Le poids du regard et de la performance

À ça s’ajoute une pression nouvelle : celle de la “performance sexuelle parfaite”. Corps normés, pratiques “tendances”, injonctions à être toujours prêts, ouverts, hyper expérimentés, multi-orgasmiques… Le sexe devient un domaine où il faudrait “réussir”. Mais cette pression bloque plus qu’elle ne stimule. Beaucoup de jeunes, notamment les hommes, avouent craindre le jugement, la comparaison, ou l’échec.

Les jeunes femmes, de leur côté, sont de plus en plus nombreuses à assumer un refus du sexe “par défaut” : elles ne veulent plus faire l’amour sans désir réel, juste pour “faire plaisir” ou “tenir le couple”.

Réalité virtuelle vs contact réel

Il faut aussi parler du rôle des substituts numériques : le porno, les jeux vidéo, les communautés virtuelles ou les espaces en ligne type OnlyFans. Ces univers, accessibles 24h/24, peuvent devenir des refuges rassurants, où il n’y a ni rejet ni contrainte. Pour certains, ils remplacent partiellement (ou totalement) les relations physiques. Ce n’est pas forcément pathologique, mais ça pose question : que devient le corps, l’altérité, le toucher, dans un monde ultra-numérisé ?

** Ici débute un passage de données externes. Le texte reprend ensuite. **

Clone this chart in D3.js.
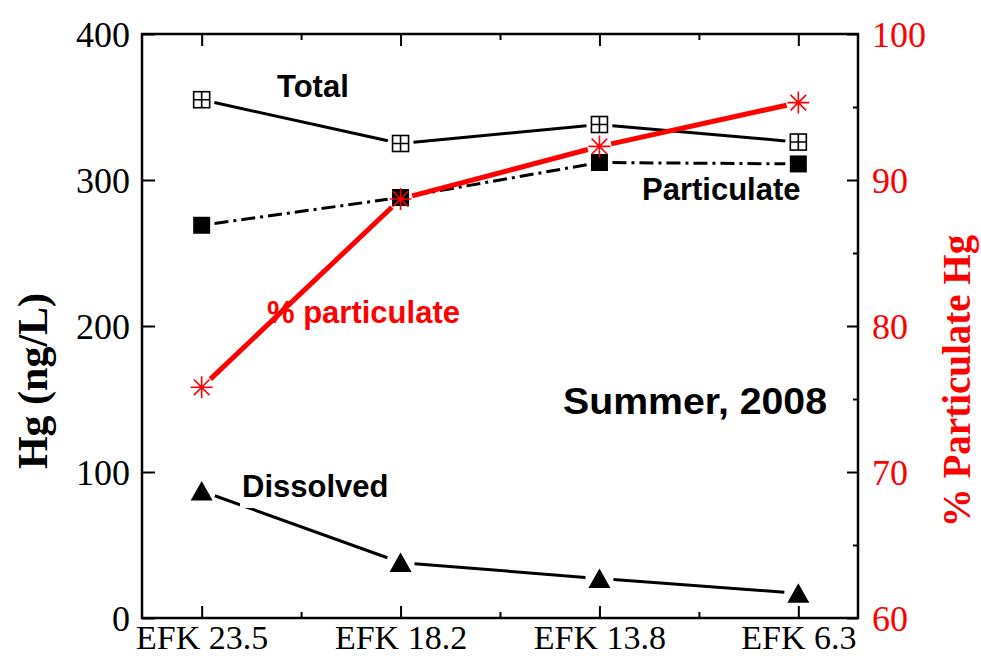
<!DOCTYPE html>
<html><head><meta charset="utf-8">
<script src="https://cdn.jsdelivr.net/npm/d3@7"></script>
<style>html,body{margin:0;padding:0;background:#fff;}</style>
</head><body>
<svg id="chart" width="981" height="659"></svg>
<script>
const categories = ["EFK 23.5", "EFK 18.2", "EFK 13.8", "EFK 6.3"];
const totalHg = [355, 325, 338, 326];
const particulateHg = [269, 288, 312, 311];
const dissolvedHg = [87, 38, 27, 17];
const pctParticulate = [75.8, 88.7, 92.3, 95.3];
const leftTicks = [0, 100, 200, 300, 400];
const rightTicks = [60, 70, 80, 90, 100];
const rightMinor = [65, 75, 85, 95];

const svg = d3.select("#chart");
const L = 142, R = 858, T = 34, B = 618;
const x = d3.scaleLinear().domain([-0.3, 3.3]).range([L, R]);
const yL = d3.scaleLinear().domain([0, 400]).range([B, T]);
const yR = d3.scaleLinear().domain([60, 100]).range([B, T]);
const serif = "'Liberation Serif','Times New Roman',serif";
const sans = "'Liberation Sans',Arial,Helvetica,sans-serif";
const RED = "#ff0000";

// axes (ticks inward)
const idx = categories.map((d, i) => i);
const gB = svg.append("g").attr("transform", `translate(0,${B})`)
  .call(d3.axisBottom(x).tickValues(idx).tickSize(-12).tickFormat(i => categories[i]));
const gBm = svg.append("g").attr("transform", `translate(0,${B})`)
  .call(d3.axisBottom(x).tickValues([0.5, 1.5, 2.5]).tickSize(-6).tickFormat(""));
const gT = svg.append("g").attr("transform", `translate(0,${T})`)
  .call(d3.axisTop(x).tickValues(idx).tickSize(-12).tickFormat(""));
const gTm = svg.append("g").attr("transform", `translate(0,${T})`)
  .call(d3.axisTop(x).tickValues([0.5, 1.5, 2.5]).tickSize(-6).tickFormat(""));
const gL = svg.append("g").attr("transform", `translate(${L},0)`)
  .call(d3.axisLeft(yL).tickValues(leftTicks).tickSize(-13).tickPadding(12).tickFormat(d3.format("d")));
const gR = svg.append("g").attr("transform", `translate(${R},0)`)
  .call(d3.axisRight(yR).tickValues(rightTicks).tickSize(-11).tickPadding(14).tickFormat(d3.format("d")));
const gRm = svg.append("g").attr("transform", `translate(${R},0)`)
  .call(d3.axisRight(yR).tickValues(rightMinor).tickSize(-5).tickFormat(""));
[gB, gBm, gT, gTm, gL, gR, gRm].forEach(g => {
  g.select(".domain").remove();
  g.selectAll("line").attr("stroke", "#000").attr("stroke-width", 2);
  g.selectAll("text").attr("font-family", serif).attr("font-size", 36).attr("fill", "#000");
});
gB.selectAll("text").attr("font-size", 34).attr("dy", null).attr("y", 31);
gR.selectAll("text").attr("fill", RED);
gL.selectAll("text").attr("dy", "0.35em");
gR.selectAll("text").attr("dy", "0.35em");

// frame
svg.append("rect").attr("x", L).attr("y", T).attr("width", R - L).attr("height", B - T)
  .attr("fill", "none").attr("stroke", "#000").attr("stroke-width", 2.5);

// helper: segments shortened near markers
function gapPath(pts, gap) {
  let d = "";
  for (let i = 0; i < pts.length - 1; i++) {
    const [x0, y0] = pts[i], [x1, y1] = pts[i + 1];
    const dx = x1 - x0, dy = y1 - y0, len = Math.hypot(dx, dy);
    const ux = dx / len, uy = dy / len;
    d += `M${x0 + ux * gap},${y0 + uy * gap}L${x1 - ux * gap},${y1 - uy * gap}`;
  }
  return d;
}
const ptsL = arr => arr.map((v, i) => [x(i), yL(v)]);
const ptsR = arr => arr.map((v, i) => [x(i), yR(v)]);

svg.append("path").attr("d", gapPath(ptsL(dissolvedHg), 14))
  .attr("fill", "none").attr("stroke", "#000").attr("stroke-width", 3);
// Dissolved label background (white box breaking the line)
svg.append("rect").attr("x", 240).attr("y", 468).attr("width", 155).attr("height", 40).attr("fill", "#fff");

svg.append("path").attr("d", gapPath(ptsL(totalHg), 13))
  .attr("fill", "none").attr("stroke", "#000").attr("stroke-width", 3);
svg.append("path").attr("d", gapPath(ptsL(particulateHg), 13))
  .attr("fill", "none").attr("stroke", "#000").attr("stroke-width", 3)
  .attr("stroke-dasharray", "14,5,3,5");

// markers: total (open square with cross)
const s = 16;
const tot = svg.append("g").selectAll("g").data(totalHg).join("g")
  .attr("transform", (d, i) => `translate(${x(i)},${yL(d)})`);
tot.append("rect").attr("x", -s / 2).attr("y", -s / 2).attr("width", s).attr("height", s)
  .attr("fill", "#fff").attr("stroke", "#000").attr("stroke-width", 1.6);
tot.append("path").attr("d", `M${-s / 2},0H${s / 2}M0,${-s / 2}V${s / 2}`)
  .attr("stroke", "#000").attr("stroke-width", 1.6);
// particulate filled squares
svg.append("g").selectAll("rect").data(particulateHg).join("rect")
  .attr("x", (d, i) => x(i) - 8.5).attr("y", d => yL(d) - 8.5)
  .attr("width", 17).attr("height", 17).attr("fill", "#000");
// dissolved triangles
svg.append("g").selectAll("path").data(dissolvedHg).join("path")
  .attr("transform", (d, i) => `translate(${x(i)},${yL(d)})`)
  .attr("d", "M0,-10L11,9.5L-11,9.5Z").attr("fill", "#000");

// red % line
svg.append("path").attr("d", gapPath(ptsR(pctParticulate), 12))
  .attr("fill", "none").attr("stroke", RED).attr("stroke-width", 5);
svg.append("g").selectAll("path").data(pctParticulate).join("path")
  .attr("transform", (d, i) => `translate(${x(i)},${yR(d)})`)
  .attr("d", () => {
    const r = 11, c = r * Math.SQRT1_2;
    return `M${-r},0H${r}M0,${-r}V${r}M${-c},${-c}L${c},${c}M${-c},${c}L${c},${-c}`;
  })
  .attr("stroke", RED).attr("stroke-width", 1.6).attr("fill", "none");

// labels
const lab = (t, xx, yy, size, fill) => svg.append("text").attr("x", xx).attr("y", yy)
  .attr("font-family", sans).attr("font-weight", "bold").attr("font-size", size)
  .attr("fill", fill || "#000").text(t);
lab("Total", 277, 97, 31);
lab("Particulate", 642, 200, 31);
lab("% particulate", 267, 323, 31, RED);
lab("Dissolved", 242, 497, 31);
lab("Summer, 2008", 563, 414, 37).attr("textLength", 264).attr("lengthAdjust", "spacingAndGlyphs");

// axis titles
svg.append("text").attr("transform", "translate(47,381) rotate(-90)")
  .attr("text-anchor", "middle").attr("font-family", serif).attr("font-weight", "bold")
  .attr("font-size", 42).attr("fill", "#000").text("Hg (ng/L)");
svg.append("text").attr("transform", "translate(970,381) rotate(-90)")
  .attr("text-anchor", "middle").attr("font-family", serif).attr("font-weight", "bold")
  .attr("font-size", 39).attr("fill", RED).text("% Particulate Hg");
</script>
</body></html>
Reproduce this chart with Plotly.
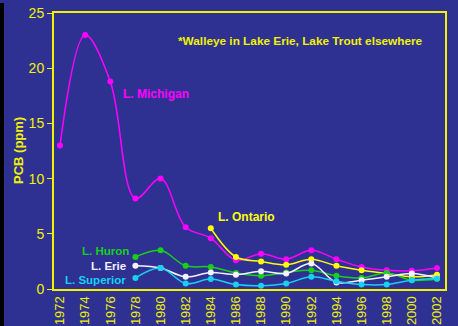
import plotly.graph_objects as go

years = list(range(1972, 2003, 2))

# PCB concentration in fish (ppm) by lake; None = no sample that year
michigan = [13.0, 23.0, 18.8, 8.2, 10.0, 5.6, 4.6, 2.6, 3.2, 2.7, 3.5, 2.7, 2.0, 1.7, 1.65, 1.9]
ontario = [None, None, None, None, None, None, 5.5, 2.9, 2.5, 2.2, 2.7, 2.1, 1.7, 1.4, 1.1, 1.3]
huron = [None, None, None, 2.9, 3.5, 2.1, 2.0, 1.45, 1.2, 1.5, 1.7, 1.2, 1.0, 1.45, 0.8, 0.9]
erie = [None, None, None, 2.1, 1.9, 1.1, 1.5, 1.3, 1.6, 1.4, 2.3, 0.6, 0.8, 1.1, 1.4, 1.0]
superior = [None, None, None, 1.0, 1.9, 0.5, 0.9, 0.4, 0.3, 0.5, 1.1, 0.7, 0.4, 0.4, 0.8, 0.95]

BG = "#2E3192"
YEL = "#F2F200"
series = [
    ("L. Michigan", michigan, "#FF00FF"),
    ("L. Ontario", ontario, "#FFFF00"),
    ("L. Huron", huron, "#18D018"),
    ("L. Erie", erie, "#F2F2FF"),
    ("L. Superior", superior, "#18D0F0"),
]

fig = go.Figure()
for name, vals, col in series:
    fig.add_trace(go.Scatter(
        x=years, y=vals, name=name, mode="lines+markers",
        line=dict(color=col, width=1.5, shape="spline", smoothing=1.0),
        marker=dict(color=col, size=6),
        connectgaps=False, showlegend=False, cliponaxis=False,
    ))

FONT = "Liberation Sans, Arial, sans-serif"
labels = [
    ("L. Michigan", 1979.64, 17.66, "center", "#FF00FF", 12),
    ("L. Ontario", 1984.49, 6.52, "left", "#FFFF00", 12),
    ("L. Huron", 1977.57, 3.40, "right", "#18D018", 11.5),
    ("L. Erie", 1977.33, 2.12, "right", "#F2F2FF", 11.5),
    ("L. Superior", 1977.33, 0.80, "right", "#18D0F0", 11.5),
    ("*Walleye in Lake Erie, Lake Trout elsewhere", 1981.3, 22.46, "left", YEL, 11.8),
]
for txt, x, y, anchor, col, size in labels:
    fig.add_annotation(x=x, y=y, text=f"<b>{txt}</b>", showarrow=False,
                       xanchor=anchor, yanchor="middle", borderpad=0,
                       font=dict(family=FONT, size=size, color=col))

fig.add_annotation(x=(18 - 54) / 391, y=0.5, xref="paper", yref="paper",
                   text="<b>PCB (ppm)</b>", textangle=-90, showarrow=False,
                   xanchor="center", yanchor="middle",
                   font=dict(family=FONT, size=13, color=YEL))

# black strip along the left edge of the page
fig.add_shape(type="rect", xref="paper", yref="paper",
              x0=-54 / 391, x1=-50 / 391, y0=-37 / 276, y1=1 + 10 / 276,
              fillcolor="#000000", line_width=0, layer="above")

fig.update_layout(
    width=458, height=326,
    margin=dict(l=54, r=13, t=13, b=37, autoexpand=False),
    paper_bgcolor=BG, plot_bgcolor=BG,
    font=dict(family=FONT, color=YEL),
    xaxis=dict(range=[1971.52, 2002.64], tickvals=years, ticktext=[str(y) for y in years],
               tickangle=-90, tickfont=dict(size=13, color=YEL), showgrid=False,
               zeroline=False, showline=True, linecolor=YEL, linewidth=2, mirror=True,
               ticks="", automargin=False),
    yaxis=dict(range=[0, 25], tickvals=[0, 5, 10, 15, 20, 25], tickfont=dict(size=14, color=YEL),
               showgrid=False, zeroline=False, showline=True, linecolor=YEL, linewidth=2,
               mirror=True, ticks="outside", ticklen=5, tickcolor=YEL, tickwidth=1,
               automargin=False),
)

fig.write_html("out.html")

Une sexualité qui se repense

Mais attention : moins de rapports sexuels ne veut pas dire moins d’intérêt pour la sexualité. Au contraire. La jeunesse d’aujourd’hui parle plus que jamais de genre, de consentement, de zones de plaisir, de santé mentale, de plaisir féminin, de diversité des désirs. Il y a une vraie envie de sexualité libre, choisie, assumée… mais plus “mécanique” ni normative.

De plus en plus de jeunes choisissent aussi l’asexualité, la “slow love”, ou encore les relations non sexuelles (mais hyper affectives). La norme du “sexe obligatoire” pour être heureux ou adulte est remise en question.

Une crise du désir ou une révolution du rapport à l’intime ?

Alors, est-ce qu’on assiste à une “crise du sexe” ? Pas forcément. Ce serait peut-être plus juste de dire qu’on est dans une phase de transition. Le modèle du sexe “à tout prix”, “le plus souvent possible”, n’a plus vraiment la cote. Et ce n’est pas un drame.

Ce que les jeunes semblent chercher aujourd’hui, c’est une intimité plus sincère, moins performative, plus fluide. Du désir, oui, mais pas à n’importe quel prix. Et surtout, pas sous la pression.

Ce n’est pas que les jeunes n’ont plus de libido. C’est que leur rapport au sexe change. Il est moins dicté par la norme, plus traversé par les émotions, les peurs, les réflexions. C’est peut-être moins fréquent… mais c’est souvent plus profond.

Et si on arrêtait de mesurer la “santé sexuelle” d’une génération uniquement au nombre de rapports ? Peut-être qu’on ferait mieux de s’intéresser à la qualité, au respect, à la liberté des choix. Parce qu’après tout, faire moins l’amour… ce n’est pas forcément faire moins bien.